Back on that very first album, she had actually written a song about Nia Glassie - the horrifically abused 3-year-old from Rotorua who died of her brain injuries in August 2007.

"I look back on that now and I think I was quite young. It is an 18-year-old's take. But I'd stepped away from that, and I'd been too scared to go back down that road. I was really restricting my creativity ... I think I was scared of maybe repercussions or things being taken out of context."

I've started to develop a real sense of who I am and what I'm passionate about ... Being in my 20s and being online means there is no filter for that sort of development.


Now, she says, "I feel more liberated to just write about what's going on in my head.

This entire past year, in fact, "has been like a year of yes".

The Villainesse turned a year old last Friday, the same night it contested the best blog category at the Canon Media Awards. The My Body My Terms campaign made international news and now Marvelly wants to launch stage two.

"I really want to talk about sex education. It is so massively important that consent training was added into the curriculum but then not made compulsory. We have the worst sexual violence statistics in the OECD. What is going on here?"

And then she answers her own question:

"Some parents really don't want to think about this stuff. It's really scary ... it must be completely terrifying to have your kids accessing all this stuff you've got no personal experience of.

"I love my parents, and they were the best parents they could be, but when I was a teenager learning about sex, there was this taboo. And also it was bad for girls to have sex.
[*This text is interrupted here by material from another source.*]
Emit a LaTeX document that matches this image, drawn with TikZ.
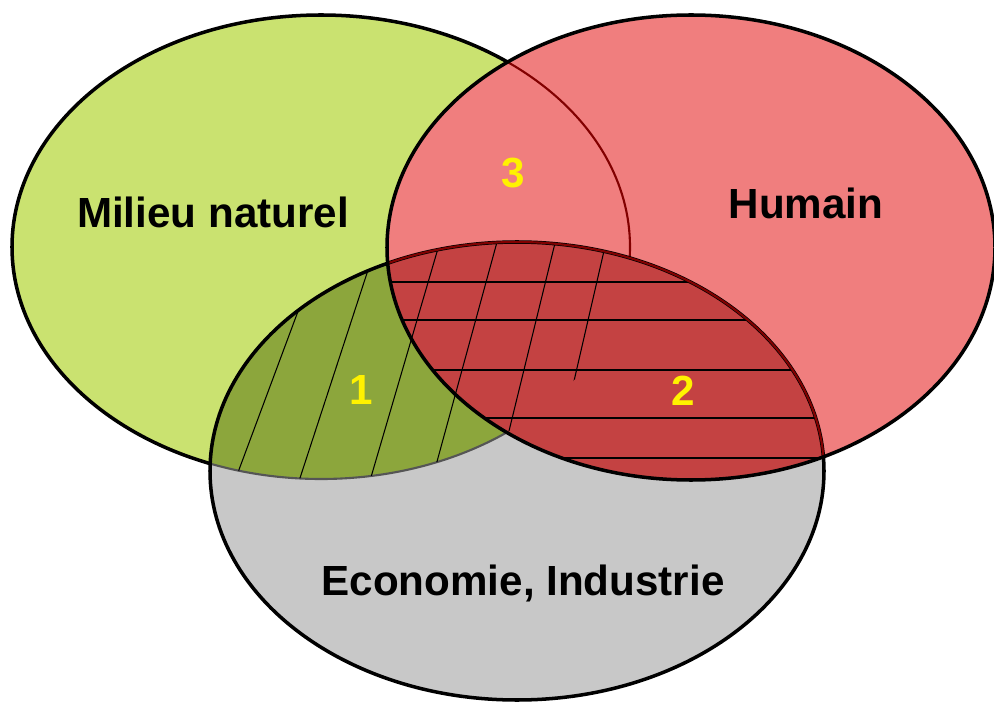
\documentclass[tikz,border=0pt]{standalone}
\usepackage{fontspec}
\setmainfont{Liberation Sans}
\usepackage{tikz}
\usetikzlibrary{positioning}
\definecolor{naturel}{RGB}{202,226,112}
\definecolor{humainred}{RGB}{240,126,126}
\definecolor{ecogray}{RGB}{200,200,200}
\definecolor{olivezone}{RGB}{140,166,60}
\definecolor{redzone}{RGB}{196,66,66}
\definecolor{bordred}{RGB}{130,0,0}
\definecolor{bordgray}{RGB}{85,85,85}
\tikzstyle{outline} = [draw=black, line width=2pt]
\tikzstyle{redborder} = [draw=bordred, line width=1.2pt]
\tikzstyle{grayborder} = [draw=bordgray, line width=1.2pt]
\tikzstyle{hatch} = [draw=black, line width=0.6pt]
\tikzstyle{setname} = [anchor=base, text=black, font=\fontsize{24}{28}\selectfont\bfseries]
\tikzstyle{zonenum} = [anchor=base, text=yellow, font=\fontsize{24}{28}\selectfont\bfseries]
\def\milieupath{(321,247) ellipse [x radius=309, y radius=232]}
\def\humainpath{(691,247.5) ellipse [x radius=304, y radius=232.5]}
\def\ecopath{(517,471) ellipse [x radius=307, y radius=229]}

\begin{document}
\begin{tikzpicture}[x=0.02cm, y=-0.02cm]
\useasboundingbox (0,0) rectangle (994,702);
% milieu naturel
\fill[naturel] \milieupath;
\path[outline] \milieupath;
% humain
\fill[humainred] \humainpath;
\begin{scope}
\clip \humainpath;
\path[redborder] \milieupath;
\end{scope}
% economie
\fill[ecogray] \ecopath;
\begin{scope}
\clip \ecopath;
\fill[olivezone] \milieupath;
\path[grayborder] \milieupath;
\fill[redzone] \humainpath;
\end{scope}
% zone 1 hatching
\begin{scope}
\clip \ecopath;
\clip \milieupath;
\draw[hatch] (227.7,500) -- (328.3,230);
\draw[hatch] (292.8,500) -- (381.1,230);
\draw[hatch] (364.3,500) -- (443.4,230);
\draw[hatch] (426.5,500) -- (500.3,230);
\draw[hatch] (492.1,500) -- (558.2,230);
\draw[hatch] (546.6,500) -- (608.8,230);
\end{scope}
% zone 2 hatching
\begin{scope}
\clip \ecopath;
\clip \humainpath;
\foreach \y in {282,320,370,418,458}
  \draw[hatch] (380,\y) -- (840,\y);
\end{scope}
% borders on top
\path[outline] \ecopath;
\begin{scope}
\clip \humainpath;
\path[redborder] \ecopath;
\end{scope}
\path[outline] \humainpath;
% texts
\node[setname] (milieu) at (213,228) {Milieu naturel};
\node[setname] (humain) at (806,219) {Humain};
\node[setname] (economie) at (523,595) {Economie, Industrie};
\node[zonenum] (n1) at (361,405) {1};
\node[zonenum] (n2) at (683,406) {2};
\node[zonenum] (n3) at (513,188) {3};
\end{tikzpicture}
\end{document}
That societal message came through pretty loud and clear to me. There was a lot of fear about it, and I've had to kind of deal with that in my sex life, to dispel some of those things."

Like her website says, no filter.

Jo Raj, Villainesse's deputy editor, says Marvelly would be "really embarrassed" to think of herself as a role model.

"I think over the years, she's probably been typecast as the pretty, classical music singer who gets wheeled out to sing anthems at football games. But the fact that she's found this voice and gets her point across really well ... that was part of the ethos of The Villainesse. Where are the young female voices, where are they being heard? Where are the voices telling our young girls, especially, that being a Kardashian isn't a life goal?"

On the internet, Marvelly has been called a feminazi and a slut. Her trolls tell her she is stupid and she should stick to singing. That she is not even a full Maori and anyway-who-do-you-think-you-are and why are you wearing a bikini in a magazine story on body confidence?

And yes, some days it upsets her. But it doesn't stop her. Because she knows she is in the place she wants to be right now.

"When you're trying to be someone you're not, then it's really exhausting."